(TibetanReview.net, Feb09, 2018) – Not sure whether the general apology it had issued on Feb 6 would suffice to assuage a not easily forgiving China, German auto giant Daimler has on Feb 7 issued another apology, this time in a letter to the Chinese ambassador to Germany. The company’s luxury brand Mercedes-Benz had sparked an outcry among mainland Chinese netizens over an Instagram advertisement post which quoted Tibet’s exiled spiritual leader, the Dalai Lama, who Beijing insists is a separatist.
The Instagram advertisement post showed a white car on a beach along with the Dalai Lama’s words, “Look at situations from all angles, and you will become more open”.

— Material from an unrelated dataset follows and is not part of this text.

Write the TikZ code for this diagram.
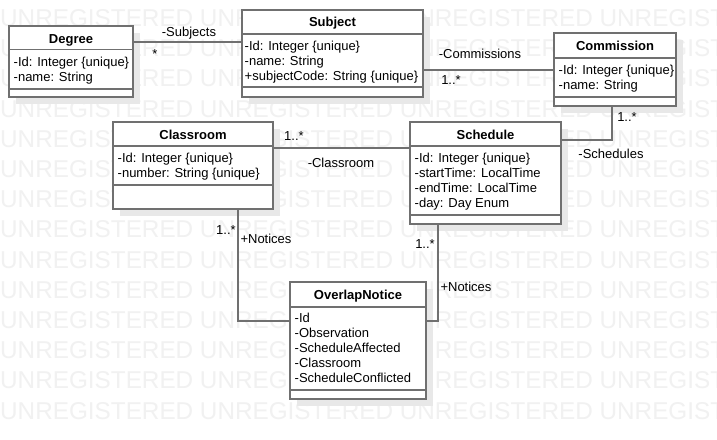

The second apology, which was in the form of a joint letter from Daimler chairman Dieter Zetsche and the company’s China chief Hubertus Troika, expressed “sincere apology to China” and sought to assure that Daimler had “no intention of questioning or challenging in any manner China’s sovereignty and territorial integrity”, reported China’s official Xinhua news agency Feb 8.
Xinhua further quoted Daimler as saying it “deeply regrets the hurt and grief that its negligent and insensitive mistake has caused to the Chinese people”.
The second apology in two days highlights the extent to which foreign companies try to appease the authorities when they run afoul of the party line of the world’s second largest economy, noted the AFP Feb 8.
Instagram has long been blocked in China and Mercedes deleted the post on Feb 6 right after drawing criticism from Chinese internet users who were most likely government-approved net activists with unbridled access to an otherwise tightly controlled internet.
Mercedes had issued its first apology on China’s Twitter-like Weibo social media platform, saying it was sorry to have “hurt the feelings of people of this country”.
China’s foreign ministry had welcomed the company’s initial apology, saying “recognising and correcting one’s mistakes is the most basic of ethics”. However, the official People’s Daily had said Mercedes had made itself “an enemy of the Chinese people”, which apparently prompted the second, even more self-demeaning apology.